The meeting, which bore the poetic title Protecting Paradise, fragments of the documentary series were screened. A panel of four social scientists from SDC discussed the screened images with Bram Vermeulen. The scientists,  Stasja Koot, Bram Buscher, Bram Jansen and Lerato Thakholi, all study topics that are addressed in the series. A collaboration between two worlds that rarely mingle. ‘Why don’t we do this more often?’ Bram Vermeulen wondered.

The researchers inspired Vermeulen to make a documentary series exposing the link between our western lifestyles and conflicts elsewhere. Our policies and behaviour have an influence on vulnerable groups that is visible across the globe, including deep within the African continent, according to the filmmaker.


A scene about a nature conservation project in Kenya shows how a local community, the Pokot, are driven off their land. The situation escalates. The Pokot’s cattle are killed, and the new landowner is shot. ‘But they try to downplay the violence, make it as insignificant as possible. And, above all, they try to keep all this from the tourists that visit the park’, Vermeulen clarifies.

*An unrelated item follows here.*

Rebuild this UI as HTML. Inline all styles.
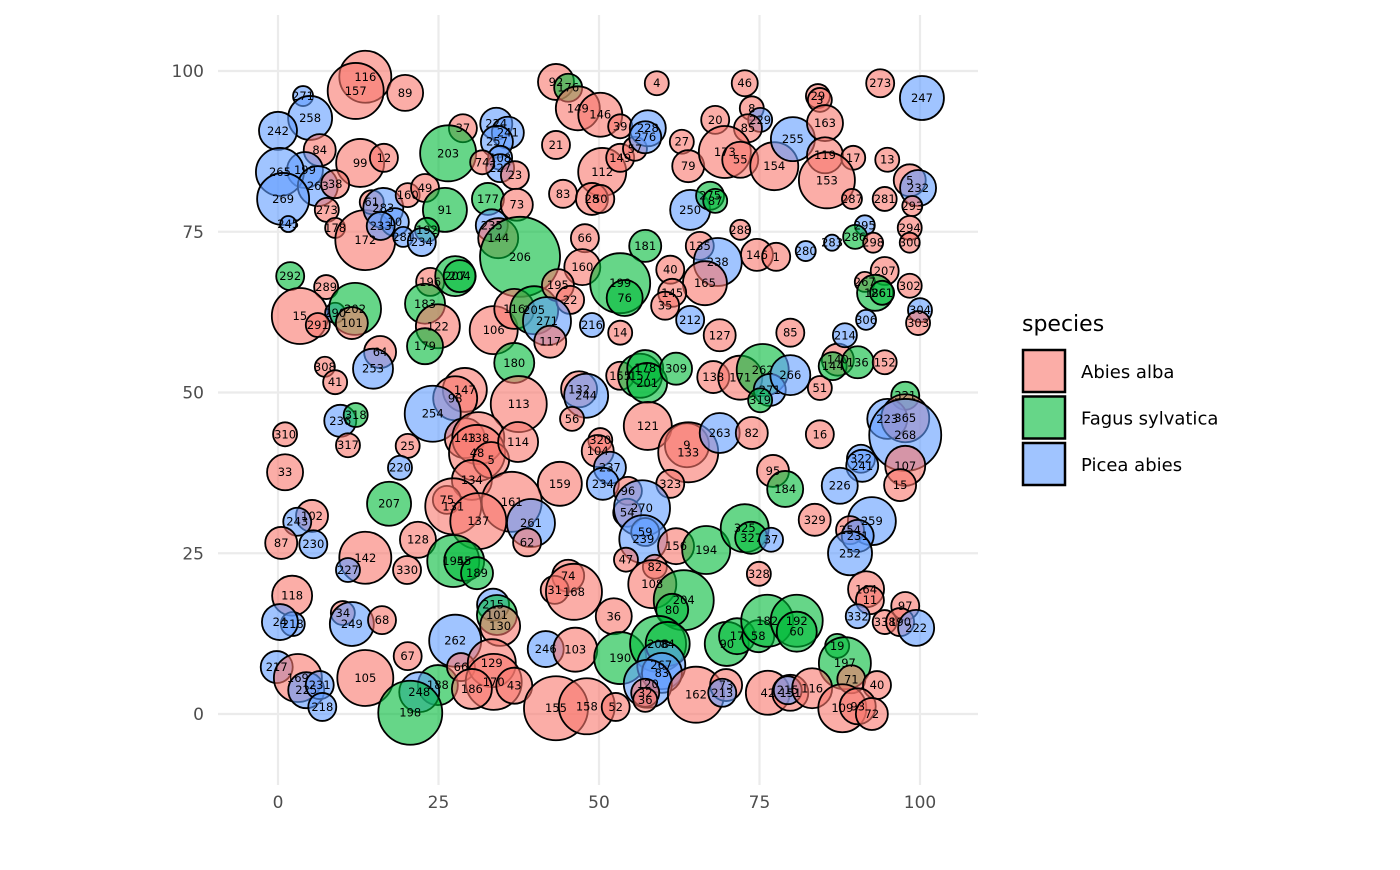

Panel member Bram Buscher, a researcher of Nature Conservation, responds: ‘Such conflicts occur in many regions, but certainly in Africa. Nature conservationists consider Africa particularly special and are willing to go to great lengths to protect it. At the same time, the local population also has a lot to lose. For example, they can no longer visit their ancestral graves.’

Green apartheid

Another scene shows segregation between white owners and tourists and black workers in a South African park. Panel member Stasja Koot collaborated with Buscher and Lerato Thakholi to study the dynamics between nature conservation projects and the local population. They saw a new, green version of apartheid. ‘The parks contain gated communities, places of exclusion. And there is no room there for people of colour, except to provide low-wage services.’ Vermeulen: ‘I read in your paper that white people even voted on whether they should make room for people of colour in the park. They voted against.’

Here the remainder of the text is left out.